(What to work on): Omit every picture and return the rest of the data unaltered.

----------

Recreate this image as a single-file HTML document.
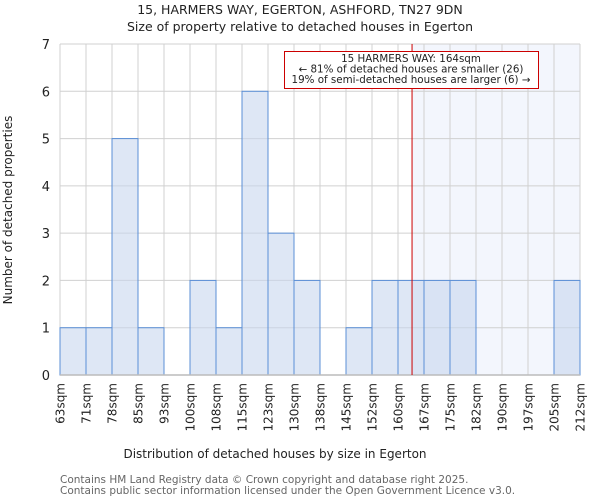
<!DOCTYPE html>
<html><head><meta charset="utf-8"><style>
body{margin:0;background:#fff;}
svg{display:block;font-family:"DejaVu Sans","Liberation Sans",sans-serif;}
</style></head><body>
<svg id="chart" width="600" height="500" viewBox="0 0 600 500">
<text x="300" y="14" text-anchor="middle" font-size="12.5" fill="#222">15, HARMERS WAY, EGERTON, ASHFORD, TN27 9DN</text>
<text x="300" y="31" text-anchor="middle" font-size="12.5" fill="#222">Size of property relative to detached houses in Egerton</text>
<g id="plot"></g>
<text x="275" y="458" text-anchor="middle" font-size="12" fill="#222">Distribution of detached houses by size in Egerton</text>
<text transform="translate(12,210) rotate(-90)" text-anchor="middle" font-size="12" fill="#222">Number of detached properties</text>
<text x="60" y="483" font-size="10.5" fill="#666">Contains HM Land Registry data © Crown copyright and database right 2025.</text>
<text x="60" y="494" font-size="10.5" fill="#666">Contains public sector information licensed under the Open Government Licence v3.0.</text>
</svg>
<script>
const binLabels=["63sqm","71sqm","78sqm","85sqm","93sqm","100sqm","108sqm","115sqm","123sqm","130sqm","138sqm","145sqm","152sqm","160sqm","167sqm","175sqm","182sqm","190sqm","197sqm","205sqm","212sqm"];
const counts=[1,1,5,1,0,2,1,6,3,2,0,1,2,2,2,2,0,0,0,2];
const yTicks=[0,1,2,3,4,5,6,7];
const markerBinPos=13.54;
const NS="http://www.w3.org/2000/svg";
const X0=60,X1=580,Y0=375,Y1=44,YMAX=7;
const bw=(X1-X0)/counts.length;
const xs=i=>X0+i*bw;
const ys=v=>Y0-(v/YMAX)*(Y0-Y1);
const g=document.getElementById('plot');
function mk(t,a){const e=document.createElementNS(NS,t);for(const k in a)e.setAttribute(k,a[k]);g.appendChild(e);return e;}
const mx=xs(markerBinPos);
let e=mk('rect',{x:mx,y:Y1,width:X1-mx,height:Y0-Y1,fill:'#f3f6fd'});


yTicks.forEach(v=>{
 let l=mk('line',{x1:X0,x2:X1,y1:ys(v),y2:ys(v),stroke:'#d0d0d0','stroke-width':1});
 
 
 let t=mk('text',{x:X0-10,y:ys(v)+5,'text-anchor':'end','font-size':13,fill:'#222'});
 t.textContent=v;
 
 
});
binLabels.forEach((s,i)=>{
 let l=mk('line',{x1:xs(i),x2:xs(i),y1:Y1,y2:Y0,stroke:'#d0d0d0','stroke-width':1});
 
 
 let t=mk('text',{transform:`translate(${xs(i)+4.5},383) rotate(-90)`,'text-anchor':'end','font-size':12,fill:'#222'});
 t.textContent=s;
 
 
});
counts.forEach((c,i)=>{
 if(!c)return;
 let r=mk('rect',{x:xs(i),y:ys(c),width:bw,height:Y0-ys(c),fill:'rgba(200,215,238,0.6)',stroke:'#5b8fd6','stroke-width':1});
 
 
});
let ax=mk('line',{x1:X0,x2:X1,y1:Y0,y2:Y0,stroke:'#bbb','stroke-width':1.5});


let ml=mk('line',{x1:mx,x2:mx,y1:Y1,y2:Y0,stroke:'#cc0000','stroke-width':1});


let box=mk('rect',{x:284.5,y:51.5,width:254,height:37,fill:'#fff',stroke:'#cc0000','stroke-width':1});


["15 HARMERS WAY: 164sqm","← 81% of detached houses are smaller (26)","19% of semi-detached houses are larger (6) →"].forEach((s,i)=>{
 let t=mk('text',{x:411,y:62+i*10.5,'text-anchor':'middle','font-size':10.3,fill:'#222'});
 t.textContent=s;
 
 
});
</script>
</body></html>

----------

(Result):
Recreate this image as a single-file HTML document.
<!DOCTYPE html>
<html><head><meta charset="utf-8"><style>
body{margin:0;background:#fff;}
svg{display:block;font-family:"DejaVu Sans","Liberation Sans",sans-serif;}
</style></head><body>
<svg id="chart" width="600" height="500" viewBox="0 0 600 500">
<text x="300" y="14" text-anchor="middle" font-size="12.5" fill="#222">15, HARMERS WAY, EGERTON, ASHFORD, TN27 9DN</text>
<text x="300" y="31" text-anchor="middle" font-size="12.5" fill="#222">Size of property relative to detached houses in Egerton</text>
<g id="plot"></g>
<text x="275" y="458" text-anchor="middle" font-size="12" fill="#222">Distribution of detached houses by size in Egerton</text>
<text transform="translate(12,210) rotate(-90)" text-anchor="middle" font-size="12" fill="#222">Number of detached properties</text>
<text x="60" y="483" font-size="10.5" fill="#666">Contains HM Land Registry data © Crown copyright and database right 2025.</text>
<text x="60" y="494" font-size="10.5" fill="#666">Contains public sector information licensed under the Open Government Licence v3.0.</text>
</svg>
<script>
const binLabels=["63sqm","71sqm","78sqm","85sqm","93sqm","100sqm","108sqm","115sqm","123sqm","130sqm","138sqm","145sqm","152sqm","160sqm","167sqm","175sqm","182sqm","190sqm","197sqm","205sqm","212sqm"];
const counts=[1,1,5,1,0,2,1,6,3,2,0,1,2,2,2,2,0,0,0,2];
const yTicks=[0,1,2,3,4,5,6,7];
const markerBinPos=13.54;
const NS="http://www.w3.org/2000/svg";
const X0=60,X1=580,Y0=375,Y1=44,YMAX=7;
const bw=(X1-X0)/counts.length;
const xs=i=>X0+i*bw;
const ys=v=>Y0-(v/YMAX)*(Y0-Y1);
const g=document.getElementById('plot');
function mk(t,a){const e=document.createElementNS(NS,t);for(const k in a)e.setAttribute(k,a[k]);g.appendChild(e);return e;}
const mx=xs(markerBinPos);
let e=mk('rect',{x:mx,y:Y1,width:X1-mx,height:Y0-Y1,fill:'#f3f6fd'});


yTicks.forEach(v=>{
 let l=mk('line',{x1:X0,x2:X1,y1:ys(v),y2:ys(v),stroke:'#d0d0d0','stroke-width':1});
 
 
 let t=mk('text',{x:X0-10,y:ys(v)+5,'text-anchor':'end','font-size':13,fill:'#222'});
 t.textContent=v;
 
 
});
binLabels.forEach((s,i)=>{
 let l=mk('line',{x1:xs(i),x2:xs(i),y1:Y1,y2:Y0,stroke:'#d0d0d0','stroke-width':1});
 
 
 let t=mk('text',{transform:`translate(${xs(i)+4.5},383) rotate(-90)`,'text-anchor':'end','font-size':12,fill:'#222'});
 t.textContent=s;
 
 
});
counts.forEach((c,i)=>{
 if(!c)return;
 let r=mk('rect',{x:xs(i),y:ys(c),width:bw,height:Y0-ys(c),fill:'rgba(200,215,238,0.6)',stroke:'#5b8fd6','stroke-width':1});
 
 
});
let ax=mk('line',{x1:X0,x2:X1,y1:Y0,y2:Y0,stroke:'#bbb','stroke-width':1.5});


let ml=mk('line',{x1:mx,x2:mx,y1:Y1,y2:Y0,stroke:'#cc0000','stroke-width':1});


let box=mk('rect',{x:284.5,y:51.5,width:254,height:37,fill:'#fff',stroke:'#cc0000','stroke-width':1});


["15 HARMERS WAY: 164sqm","← 81% of detached houses are smaller (26)","19% of semi-detached houses are larger (6) →"].forEach((s,i)=>{
 let t=mk('text',{x:411,y:62+i*10.5,'text-anchor':'middle','font-size':10.3,fill:'#222'});
 t.textContent=s;
 
 
});
</script>
</body></html>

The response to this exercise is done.